When Boeing introduces a new airplane, the first examples out the factory door usually wear the liveries of U.S. airlines.
With the 747, the colors were from the now-defunct Pan-American Airlines. With the 777, the United Airlines logo featured prominently.
But the planes now emerging from Boeing’s 787-8 assembly line in Everett are displaying a new trend.
This time around, the first planes going into service are all going to be operated by foreign carriers. Already, 787s carry the paint job of launch customers All Nippon Airways in Japan and Royal Air Maroc, the flag carrier of Morocco.
Two new planes clad in white will soon wear the colors of Chile’s LAN Airlines.
The first of those production aircraft are due for delivery late this year after testing is complete.
One of the orders from a major U.S. carrier, Delta Air Lines Inc., is now in some doubt.
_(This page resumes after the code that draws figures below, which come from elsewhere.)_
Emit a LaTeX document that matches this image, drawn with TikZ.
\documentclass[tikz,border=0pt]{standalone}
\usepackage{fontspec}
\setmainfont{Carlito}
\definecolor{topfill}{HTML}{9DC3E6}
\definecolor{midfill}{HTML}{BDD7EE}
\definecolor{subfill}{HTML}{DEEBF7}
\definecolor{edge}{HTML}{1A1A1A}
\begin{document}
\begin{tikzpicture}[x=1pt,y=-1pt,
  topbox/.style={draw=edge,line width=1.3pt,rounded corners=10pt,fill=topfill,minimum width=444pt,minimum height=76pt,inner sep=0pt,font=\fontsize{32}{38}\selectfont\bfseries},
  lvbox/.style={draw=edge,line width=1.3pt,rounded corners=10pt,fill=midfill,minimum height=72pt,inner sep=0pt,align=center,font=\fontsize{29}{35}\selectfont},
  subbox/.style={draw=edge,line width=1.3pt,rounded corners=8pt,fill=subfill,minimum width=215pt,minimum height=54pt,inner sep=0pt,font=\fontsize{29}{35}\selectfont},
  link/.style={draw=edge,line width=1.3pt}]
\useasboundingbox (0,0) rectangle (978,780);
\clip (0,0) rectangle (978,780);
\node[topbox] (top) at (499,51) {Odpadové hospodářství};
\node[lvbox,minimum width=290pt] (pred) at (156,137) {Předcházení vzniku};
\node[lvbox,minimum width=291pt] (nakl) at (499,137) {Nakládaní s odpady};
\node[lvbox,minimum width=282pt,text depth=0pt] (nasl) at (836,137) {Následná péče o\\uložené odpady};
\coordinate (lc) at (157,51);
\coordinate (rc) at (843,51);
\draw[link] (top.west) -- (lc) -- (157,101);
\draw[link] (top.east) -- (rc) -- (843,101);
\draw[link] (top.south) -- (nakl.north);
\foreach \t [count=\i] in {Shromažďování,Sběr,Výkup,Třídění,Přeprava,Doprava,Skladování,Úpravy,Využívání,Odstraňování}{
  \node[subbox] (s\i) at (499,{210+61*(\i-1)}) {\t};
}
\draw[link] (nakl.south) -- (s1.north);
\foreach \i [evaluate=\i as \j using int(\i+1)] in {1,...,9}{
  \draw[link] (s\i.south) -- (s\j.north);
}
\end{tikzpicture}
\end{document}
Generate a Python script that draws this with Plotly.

Delta is reportedly negotiating with Boeing over the orders for 18 of the 787 Dreamliners it inherited when it merged with Northwest Airlines.
Delta hasn’t said whether it will cancel those orders, postpone them or substitute other Boeing aircraft, 777-200LRs for instance, for the long-delayed Dreamliners.
A new Dreamliner airplane retails for $161 million to $171.5 million, according to Boeing.
Hundreds of Boeing workers are finishing planes that are on the assembly line.
But they’re asking suppliers to hold off on sending pieces of the planes to Everett for 24 days so that sub-suppliers can catch up.
The company is now producing its 24th plane. One test plane is going through heating and cooling tests at a special facility in Florida.